-- GIVEN RECORDS --
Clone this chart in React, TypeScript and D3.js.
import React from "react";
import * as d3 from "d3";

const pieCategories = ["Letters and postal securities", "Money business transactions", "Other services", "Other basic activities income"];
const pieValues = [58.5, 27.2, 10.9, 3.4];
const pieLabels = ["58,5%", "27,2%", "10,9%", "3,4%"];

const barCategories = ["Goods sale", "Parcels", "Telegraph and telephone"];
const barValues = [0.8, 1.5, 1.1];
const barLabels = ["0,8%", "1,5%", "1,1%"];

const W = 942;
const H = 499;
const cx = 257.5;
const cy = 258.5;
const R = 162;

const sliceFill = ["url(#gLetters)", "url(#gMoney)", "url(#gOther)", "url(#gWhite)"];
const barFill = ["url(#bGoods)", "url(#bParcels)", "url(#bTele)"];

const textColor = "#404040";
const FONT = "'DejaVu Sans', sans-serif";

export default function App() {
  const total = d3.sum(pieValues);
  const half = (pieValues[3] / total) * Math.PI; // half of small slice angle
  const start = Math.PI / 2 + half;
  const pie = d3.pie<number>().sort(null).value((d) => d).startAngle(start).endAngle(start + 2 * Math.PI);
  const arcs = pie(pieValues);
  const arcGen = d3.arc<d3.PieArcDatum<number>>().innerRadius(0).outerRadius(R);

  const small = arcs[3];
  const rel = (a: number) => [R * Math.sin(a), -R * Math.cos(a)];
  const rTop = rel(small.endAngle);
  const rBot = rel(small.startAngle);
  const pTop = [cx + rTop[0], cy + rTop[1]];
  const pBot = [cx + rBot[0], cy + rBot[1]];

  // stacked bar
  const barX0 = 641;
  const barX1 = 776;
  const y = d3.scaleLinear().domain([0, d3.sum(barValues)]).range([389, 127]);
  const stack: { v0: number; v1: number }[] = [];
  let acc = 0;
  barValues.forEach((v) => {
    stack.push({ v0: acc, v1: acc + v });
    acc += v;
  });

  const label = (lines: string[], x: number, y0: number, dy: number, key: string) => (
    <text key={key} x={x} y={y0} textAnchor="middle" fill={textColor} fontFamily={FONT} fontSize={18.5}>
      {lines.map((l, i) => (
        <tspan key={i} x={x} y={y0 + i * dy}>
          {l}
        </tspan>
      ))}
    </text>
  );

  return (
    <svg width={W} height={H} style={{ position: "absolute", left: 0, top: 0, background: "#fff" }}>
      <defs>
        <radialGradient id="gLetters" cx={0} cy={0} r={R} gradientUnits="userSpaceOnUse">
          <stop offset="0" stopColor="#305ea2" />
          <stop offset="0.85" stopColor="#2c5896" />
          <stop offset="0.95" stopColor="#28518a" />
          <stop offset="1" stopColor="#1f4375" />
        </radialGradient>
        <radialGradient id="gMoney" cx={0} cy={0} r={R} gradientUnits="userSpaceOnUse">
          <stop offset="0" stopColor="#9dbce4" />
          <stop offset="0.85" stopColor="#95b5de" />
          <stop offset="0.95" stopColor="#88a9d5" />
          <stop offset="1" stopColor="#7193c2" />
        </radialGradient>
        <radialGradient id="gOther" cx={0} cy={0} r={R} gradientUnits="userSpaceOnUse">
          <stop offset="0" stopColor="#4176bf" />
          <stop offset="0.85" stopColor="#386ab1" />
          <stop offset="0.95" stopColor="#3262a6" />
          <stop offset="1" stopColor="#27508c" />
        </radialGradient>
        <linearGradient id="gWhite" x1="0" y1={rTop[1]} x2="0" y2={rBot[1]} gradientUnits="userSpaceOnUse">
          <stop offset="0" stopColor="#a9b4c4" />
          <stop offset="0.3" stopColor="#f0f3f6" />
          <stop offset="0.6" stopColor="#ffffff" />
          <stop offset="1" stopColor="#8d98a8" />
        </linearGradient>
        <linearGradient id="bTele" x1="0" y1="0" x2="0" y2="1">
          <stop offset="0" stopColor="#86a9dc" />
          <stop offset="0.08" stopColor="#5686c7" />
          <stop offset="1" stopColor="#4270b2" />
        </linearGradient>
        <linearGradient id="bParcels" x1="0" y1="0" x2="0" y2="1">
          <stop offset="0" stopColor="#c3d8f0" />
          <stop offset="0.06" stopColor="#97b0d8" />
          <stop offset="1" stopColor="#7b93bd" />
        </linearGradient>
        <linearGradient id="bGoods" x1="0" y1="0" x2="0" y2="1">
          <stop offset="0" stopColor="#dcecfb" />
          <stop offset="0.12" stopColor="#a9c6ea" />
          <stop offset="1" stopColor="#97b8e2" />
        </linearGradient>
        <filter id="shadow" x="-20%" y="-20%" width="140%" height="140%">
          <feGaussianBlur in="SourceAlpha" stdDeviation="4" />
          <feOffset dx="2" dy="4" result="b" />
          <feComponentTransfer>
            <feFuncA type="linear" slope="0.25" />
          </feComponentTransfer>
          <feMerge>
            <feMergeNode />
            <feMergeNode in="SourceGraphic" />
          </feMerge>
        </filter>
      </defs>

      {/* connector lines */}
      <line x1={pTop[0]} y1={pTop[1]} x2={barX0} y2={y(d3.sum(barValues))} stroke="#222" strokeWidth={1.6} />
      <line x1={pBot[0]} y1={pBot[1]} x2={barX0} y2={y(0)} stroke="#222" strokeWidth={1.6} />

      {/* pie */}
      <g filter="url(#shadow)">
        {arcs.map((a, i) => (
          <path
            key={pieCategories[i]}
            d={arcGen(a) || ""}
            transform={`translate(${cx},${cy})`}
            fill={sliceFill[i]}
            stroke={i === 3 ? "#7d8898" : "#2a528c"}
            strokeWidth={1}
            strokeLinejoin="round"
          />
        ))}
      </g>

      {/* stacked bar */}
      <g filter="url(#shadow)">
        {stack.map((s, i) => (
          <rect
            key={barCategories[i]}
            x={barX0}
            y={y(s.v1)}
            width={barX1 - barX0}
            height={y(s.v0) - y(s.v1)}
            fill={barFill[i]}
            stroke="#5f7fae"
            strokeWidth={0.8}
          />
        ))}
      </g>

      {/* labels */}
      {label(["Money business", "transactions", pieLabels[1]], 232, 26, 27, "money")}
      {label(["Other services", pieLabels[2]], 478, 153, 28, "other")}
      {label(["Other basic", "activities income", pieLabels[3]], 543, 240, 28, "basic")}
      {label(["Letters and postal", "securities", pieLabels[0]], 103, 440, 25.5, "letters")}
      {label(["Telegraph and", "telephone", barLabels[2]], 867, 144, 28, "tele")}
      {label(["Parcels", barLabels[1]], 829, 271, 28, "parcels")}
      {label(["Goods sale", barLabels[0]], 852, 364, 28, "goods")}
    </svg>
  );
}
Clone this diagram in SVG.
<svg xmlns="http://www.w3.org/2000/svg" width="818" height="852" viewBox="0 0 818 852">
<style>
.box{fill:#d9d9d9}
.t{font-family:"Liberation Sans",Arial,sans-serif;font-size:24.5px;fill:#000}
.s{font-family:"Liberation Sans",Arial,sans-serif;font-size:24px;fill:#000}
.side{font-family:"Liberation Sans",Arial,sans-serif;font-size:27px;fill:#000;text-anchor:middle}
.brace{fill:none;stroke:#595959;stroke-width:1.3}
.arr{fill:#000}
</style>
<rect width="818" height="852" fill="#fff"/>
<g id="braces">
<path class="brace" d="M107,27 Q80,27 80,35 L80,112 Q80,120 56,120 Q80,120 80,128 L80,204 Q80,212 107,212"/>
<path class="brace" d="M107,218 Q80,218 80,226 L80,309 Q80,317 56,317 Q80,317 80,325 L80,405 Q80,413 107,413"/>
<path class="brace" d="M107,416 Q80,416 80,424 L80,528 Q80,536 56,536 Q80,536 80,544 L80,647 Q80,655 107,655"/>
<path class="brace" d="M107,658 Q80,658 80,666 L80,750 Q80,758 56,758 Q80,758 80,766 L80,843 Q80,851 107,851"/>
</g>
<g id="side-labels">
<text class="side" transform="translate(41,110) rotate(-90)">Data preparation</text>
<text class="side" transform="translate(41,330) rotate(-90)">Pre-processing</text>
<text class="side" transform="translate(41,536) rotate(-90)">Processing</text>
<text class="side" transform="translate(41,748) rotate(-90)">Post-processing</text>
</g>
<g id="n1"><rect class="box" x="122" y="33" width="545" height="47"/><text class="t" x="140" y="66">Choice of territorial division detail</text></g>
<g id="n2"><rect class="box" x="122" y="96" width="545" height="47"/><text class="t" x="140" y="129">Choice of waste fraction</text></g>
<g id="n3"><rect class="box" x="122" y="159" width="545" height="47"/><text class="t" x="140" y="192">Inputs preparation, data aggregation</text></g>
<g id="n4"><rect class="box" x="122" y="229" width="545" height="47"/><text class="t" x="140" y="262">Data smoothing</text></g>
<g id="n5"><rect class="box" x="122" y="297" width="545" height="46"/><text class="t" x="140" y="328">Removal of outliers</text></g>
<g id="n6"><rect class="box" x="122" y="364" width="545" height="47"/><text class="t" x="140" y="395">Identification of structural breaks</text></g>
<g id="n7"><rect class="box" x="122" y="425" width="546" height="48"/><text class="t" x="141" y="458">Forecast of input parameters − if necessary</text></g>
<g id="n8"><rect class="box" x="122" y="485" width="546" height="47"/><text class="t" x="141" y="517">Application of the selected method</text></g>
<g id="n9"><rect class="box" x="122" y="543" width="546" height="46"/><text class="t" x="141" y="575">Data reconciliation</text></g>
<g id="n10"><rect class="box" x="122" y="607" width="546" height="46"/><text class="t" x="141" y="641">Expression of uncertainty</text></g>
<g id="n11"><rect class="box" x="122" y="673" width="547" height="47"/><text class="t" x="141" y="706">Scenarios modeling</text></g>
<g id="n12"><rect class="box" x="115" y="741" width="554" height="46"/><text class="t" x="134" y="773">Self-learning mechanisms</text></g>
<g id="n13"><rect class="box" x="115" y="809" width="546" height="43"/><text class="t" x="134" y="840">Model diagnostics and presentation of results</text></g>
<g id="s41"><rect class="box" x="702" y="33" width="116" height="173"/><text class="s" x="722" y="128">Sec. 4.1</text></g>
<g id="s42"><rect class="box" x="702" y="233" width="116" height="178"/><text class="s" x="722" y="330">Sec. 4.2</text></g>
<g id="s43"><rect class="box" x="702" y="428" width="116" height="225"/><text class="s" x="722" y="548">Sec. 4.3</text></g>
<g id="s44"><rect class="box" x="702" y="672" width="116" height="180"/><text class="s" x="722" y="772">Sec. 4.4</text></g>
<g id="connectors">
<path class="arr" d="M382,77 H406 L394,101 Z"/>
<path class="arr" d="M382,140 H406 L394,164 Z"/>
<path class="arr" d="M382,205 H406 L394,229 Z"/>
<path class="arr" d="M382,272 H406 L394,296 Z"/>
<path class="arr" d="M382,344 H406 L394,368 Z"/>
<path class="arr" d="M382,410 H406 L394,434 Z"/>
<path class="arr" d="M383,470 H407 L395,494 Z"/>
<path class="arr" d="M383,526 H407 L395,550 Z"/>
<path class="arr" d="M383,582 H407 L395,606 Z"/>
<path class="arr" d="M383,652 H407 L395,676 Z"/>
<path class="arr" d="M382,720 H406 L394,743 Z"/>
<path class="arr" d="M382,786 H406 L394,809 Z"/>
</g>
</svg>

-- DIRECTIONS --
Copy each line above where the string "this" occurs.

-- CORRECT OUTPUT --
Clone this chart in React, TypeScript and D3.js.
Clone this diagram in SVG.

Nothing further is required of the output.